**Exercise**
Copy out each line that has "chart" in it.

>> begin The records

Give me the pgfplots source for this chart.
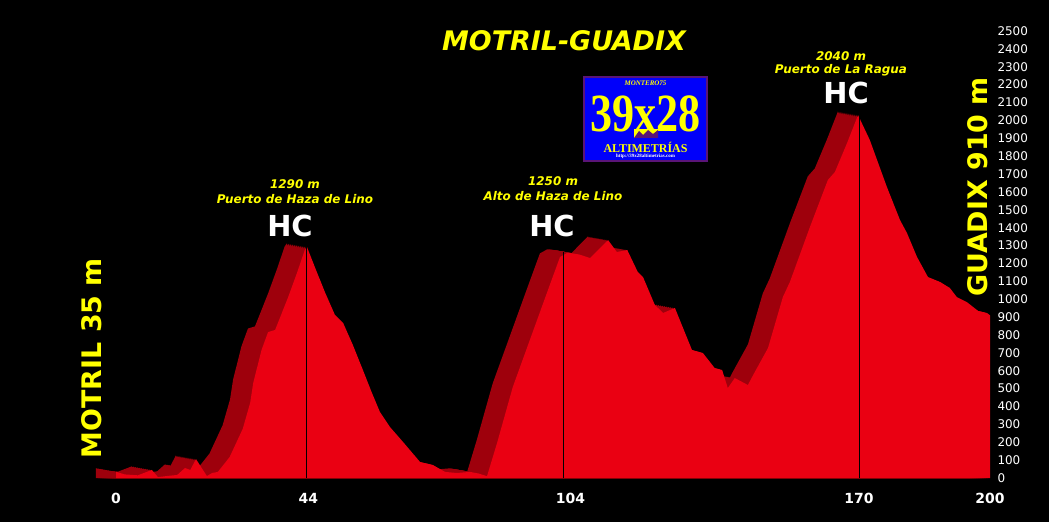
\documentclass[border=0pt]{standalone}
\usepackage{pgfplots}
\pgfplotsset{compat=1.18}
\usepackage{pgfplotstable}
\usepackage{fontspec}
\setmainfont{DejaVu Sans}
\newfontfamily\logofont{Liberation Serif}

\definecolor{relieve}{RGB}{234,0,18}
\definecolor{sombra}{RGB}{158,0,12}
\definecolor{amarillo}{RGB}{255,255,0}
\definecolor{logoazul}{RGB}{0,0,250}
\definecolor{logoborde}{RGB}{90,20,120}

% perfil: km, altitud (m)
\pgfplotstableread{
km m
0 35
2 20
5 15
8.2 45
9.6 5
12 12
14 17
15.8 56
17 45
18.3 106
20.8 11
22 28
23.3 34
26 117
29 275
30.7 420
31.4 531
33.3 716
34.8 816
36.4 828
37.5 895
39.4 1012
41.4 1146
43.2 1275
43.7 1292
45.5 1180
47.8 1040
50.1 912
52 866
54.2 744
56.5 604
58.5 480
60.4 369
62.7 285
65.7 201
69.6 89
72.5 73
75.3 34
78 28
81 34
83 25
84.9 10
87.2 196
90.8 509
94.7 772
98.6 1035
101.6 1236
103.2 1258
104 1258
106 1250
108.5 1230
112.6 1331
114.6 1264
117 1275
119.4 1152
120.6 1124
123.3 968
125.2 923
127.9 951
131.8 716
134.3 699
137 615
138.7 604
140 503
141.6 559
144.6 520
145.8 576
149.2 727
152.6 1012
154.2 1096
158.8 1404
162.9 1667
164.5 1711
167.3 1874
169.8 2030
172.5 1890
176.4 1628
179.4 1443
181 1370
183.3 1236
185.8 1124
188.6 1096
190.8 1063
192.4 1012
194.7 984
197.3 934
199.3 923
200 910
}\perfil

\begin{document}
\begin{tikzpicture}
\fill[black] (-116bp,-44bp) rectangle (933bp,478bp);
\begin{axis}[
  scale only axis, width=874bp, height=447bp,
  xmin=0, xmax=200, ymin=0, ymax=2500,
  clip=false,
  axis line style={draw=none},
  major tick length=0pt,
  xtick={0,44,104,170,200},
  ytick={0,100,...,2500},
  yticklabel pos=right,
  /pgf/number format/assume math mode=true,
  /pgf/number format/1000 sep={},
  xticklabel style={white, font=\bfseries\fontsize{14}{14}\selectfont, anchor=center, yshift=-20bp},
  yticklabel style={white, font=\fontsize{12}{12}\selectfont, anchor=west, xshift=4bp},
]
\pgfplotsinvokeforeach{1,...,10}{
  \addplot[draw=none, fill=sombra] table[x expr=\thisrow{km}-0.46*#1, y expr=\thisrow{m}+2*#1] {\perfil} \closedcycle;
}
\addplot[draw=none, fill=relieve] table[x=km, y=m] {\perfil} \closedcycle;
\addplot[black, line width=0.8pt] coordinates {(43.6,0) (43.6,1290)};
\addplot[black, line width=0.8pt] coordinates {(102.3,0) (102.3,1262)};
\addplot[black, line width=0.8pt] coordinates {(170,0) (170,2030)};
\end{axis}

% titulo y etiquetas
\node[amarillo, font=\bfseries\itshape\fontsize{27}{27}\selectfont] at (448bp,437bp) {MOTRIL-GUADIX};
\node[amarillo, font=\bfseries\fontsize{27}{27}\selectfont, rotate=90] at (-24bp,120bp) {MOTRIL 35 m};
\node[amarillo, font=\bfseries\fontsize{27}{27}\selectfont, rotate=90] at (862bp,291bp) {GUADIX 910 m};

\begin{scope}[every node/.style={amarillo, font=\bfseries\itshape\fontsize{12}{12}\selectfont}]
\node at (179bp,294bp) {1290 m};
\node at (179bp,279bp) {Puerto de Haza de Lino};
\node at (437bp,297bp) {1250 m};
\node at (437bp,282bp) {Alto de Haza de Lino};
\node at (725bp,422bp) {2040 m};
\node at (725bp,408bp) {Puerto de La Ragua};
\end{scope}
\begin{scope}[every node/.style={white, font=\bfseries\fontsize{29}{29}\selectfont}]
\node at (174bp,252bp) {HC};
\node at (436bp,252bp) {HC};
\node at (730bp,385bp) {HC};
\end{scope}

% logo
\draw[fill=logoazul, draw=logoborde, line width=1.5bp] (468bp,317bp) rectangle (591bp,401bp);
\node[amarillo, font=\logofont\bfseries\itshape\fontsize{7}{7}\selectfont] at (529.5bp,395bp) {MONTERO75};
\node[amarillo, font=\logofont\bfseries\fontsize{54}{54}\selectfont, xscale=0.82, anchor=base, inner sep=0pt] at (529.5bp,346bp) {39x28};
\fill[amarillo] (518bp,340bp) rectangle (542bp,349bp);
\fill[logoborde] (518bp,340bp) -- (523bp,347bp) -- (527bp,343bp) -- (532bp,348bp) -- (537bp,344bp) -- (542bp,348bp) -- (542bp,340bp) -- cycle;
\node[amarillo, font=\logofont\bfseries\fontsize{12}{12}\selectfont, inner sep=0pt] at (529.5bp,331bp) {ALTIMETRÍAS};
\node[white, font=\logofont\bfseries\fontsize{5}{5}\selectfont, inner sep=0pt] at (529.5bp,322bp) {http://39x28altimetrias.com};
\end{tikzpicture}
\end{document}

>> end The records
>> begin The records

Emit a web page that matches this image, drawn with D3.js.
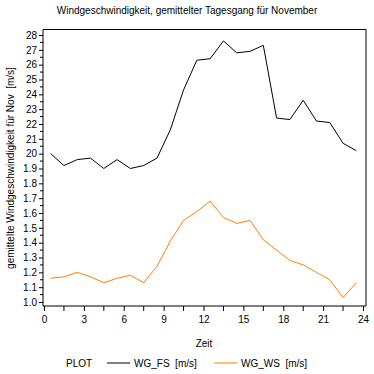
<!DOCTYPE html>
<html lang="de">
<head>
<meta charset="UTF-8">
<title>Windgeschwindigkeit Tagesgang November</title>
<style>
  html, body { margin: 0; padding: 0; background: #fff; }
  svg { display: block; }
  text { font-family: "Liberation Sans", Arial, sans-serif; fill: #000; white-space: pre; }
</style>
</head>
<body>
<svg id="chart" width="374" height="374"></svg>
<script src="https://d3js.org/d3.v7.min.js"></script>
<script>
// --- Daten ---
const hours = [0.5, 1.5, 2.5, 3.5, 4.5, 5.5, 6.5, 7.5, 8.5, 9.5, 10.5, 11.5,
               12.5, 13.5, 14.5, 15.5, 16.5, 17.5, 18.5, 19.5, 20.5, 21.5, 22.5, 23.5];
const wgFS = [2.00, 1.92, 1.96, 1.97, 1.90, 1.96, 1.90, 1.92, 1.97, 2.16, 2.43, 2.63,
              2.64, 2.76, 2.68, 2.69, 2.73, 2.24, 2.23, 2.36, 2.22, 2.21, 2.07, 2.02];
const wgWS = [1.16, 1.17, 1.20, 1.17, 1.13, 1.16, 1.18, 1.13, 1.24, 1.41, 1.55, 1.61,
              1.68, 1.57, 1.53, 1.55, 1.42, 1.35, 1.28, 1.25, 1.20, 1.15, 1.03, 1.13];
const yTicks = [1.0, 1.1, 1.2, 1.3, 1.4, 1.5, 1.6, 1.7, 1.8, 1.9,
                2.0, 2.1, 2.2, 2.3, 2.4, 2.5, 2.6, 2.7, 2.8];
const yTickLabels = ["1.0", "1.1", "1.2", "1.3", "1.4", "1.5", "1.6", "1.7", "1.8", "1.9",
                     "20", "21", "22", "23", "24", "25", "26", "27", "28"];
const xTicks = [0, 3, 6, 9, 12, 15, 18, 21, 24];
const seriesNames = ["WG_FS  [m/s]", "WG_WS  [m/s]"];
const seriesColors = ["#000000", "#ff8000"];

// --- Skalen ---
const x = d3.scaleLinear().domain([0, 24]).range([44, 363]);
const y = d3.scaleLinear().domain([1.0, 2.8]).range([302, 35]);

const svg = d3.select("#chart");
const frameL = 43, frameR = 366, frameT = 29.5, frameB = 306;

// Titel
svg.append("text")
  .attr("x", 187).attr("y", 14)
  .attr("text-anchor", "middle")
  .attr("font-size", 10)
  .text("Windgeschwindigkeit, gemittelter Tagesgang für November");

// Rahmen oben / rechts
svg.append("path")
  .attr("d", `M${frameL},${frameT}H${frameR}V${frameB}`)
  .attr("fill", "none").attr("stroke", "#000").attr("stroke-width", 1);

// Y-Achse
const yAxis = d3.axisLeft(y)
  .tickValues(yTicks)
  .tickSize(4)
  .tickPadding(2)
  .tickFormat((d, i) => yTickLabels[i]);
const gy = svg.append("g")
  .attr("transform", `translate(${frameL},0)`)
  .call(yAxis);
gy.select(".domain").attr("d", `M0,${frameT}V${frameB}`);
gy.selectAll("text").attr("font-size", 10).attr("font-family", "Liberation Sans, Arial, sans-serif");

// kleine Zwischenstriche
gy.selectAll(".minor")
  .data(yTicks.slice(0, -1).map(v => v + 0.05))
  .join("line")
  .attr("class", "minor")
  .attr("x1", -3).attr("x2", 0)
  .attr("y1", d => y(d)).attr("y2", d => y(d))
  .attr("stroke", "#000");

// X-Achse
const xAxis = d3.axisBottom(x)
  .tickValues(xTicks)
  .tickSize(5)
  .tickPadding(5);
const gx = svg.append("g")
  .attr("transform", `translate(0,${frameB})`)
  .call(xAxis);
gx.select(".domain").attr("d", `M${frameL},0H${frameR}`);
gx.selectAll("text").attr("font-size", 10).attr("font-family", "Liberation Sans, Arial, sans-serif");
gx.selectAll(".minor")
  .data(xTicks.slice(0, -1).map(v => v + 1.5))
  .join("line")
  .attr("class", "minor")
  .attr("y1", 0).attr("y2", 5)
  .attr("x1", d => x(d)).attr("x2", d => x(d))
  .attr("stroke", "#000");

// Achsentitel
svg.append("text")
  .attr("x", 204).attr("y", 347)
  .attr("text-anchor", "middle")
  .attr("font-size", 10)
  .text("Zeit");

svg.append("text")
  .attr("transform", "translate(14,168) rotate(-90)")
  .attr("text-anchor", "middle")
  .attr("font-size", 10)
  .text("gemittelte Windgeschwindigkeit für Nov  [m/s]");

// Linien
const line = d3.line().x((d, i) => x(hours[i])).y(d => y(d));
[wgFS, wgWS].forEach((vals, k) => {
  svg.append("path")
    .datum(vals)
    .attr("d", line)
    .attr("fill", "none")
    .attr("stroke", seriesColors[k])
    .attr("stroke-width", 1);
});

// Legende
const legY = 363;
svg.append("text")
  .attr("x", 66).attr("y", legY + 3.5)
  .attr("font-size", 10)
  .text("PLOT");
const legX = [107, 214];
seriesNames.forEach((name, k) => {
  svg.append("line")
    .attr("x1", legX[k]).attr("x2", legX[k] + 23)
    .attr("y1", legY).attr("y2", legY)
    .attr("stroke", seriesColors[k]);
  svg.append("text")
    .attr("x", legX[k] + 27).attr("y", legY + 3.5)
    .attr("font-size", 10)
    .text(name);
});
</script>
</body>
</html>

>> end The records

**Correct response**
Give me the pgfplots source for this chart.
<svg id="chart" width="374" height="374"></svg>
const svg = d3.select("#chart");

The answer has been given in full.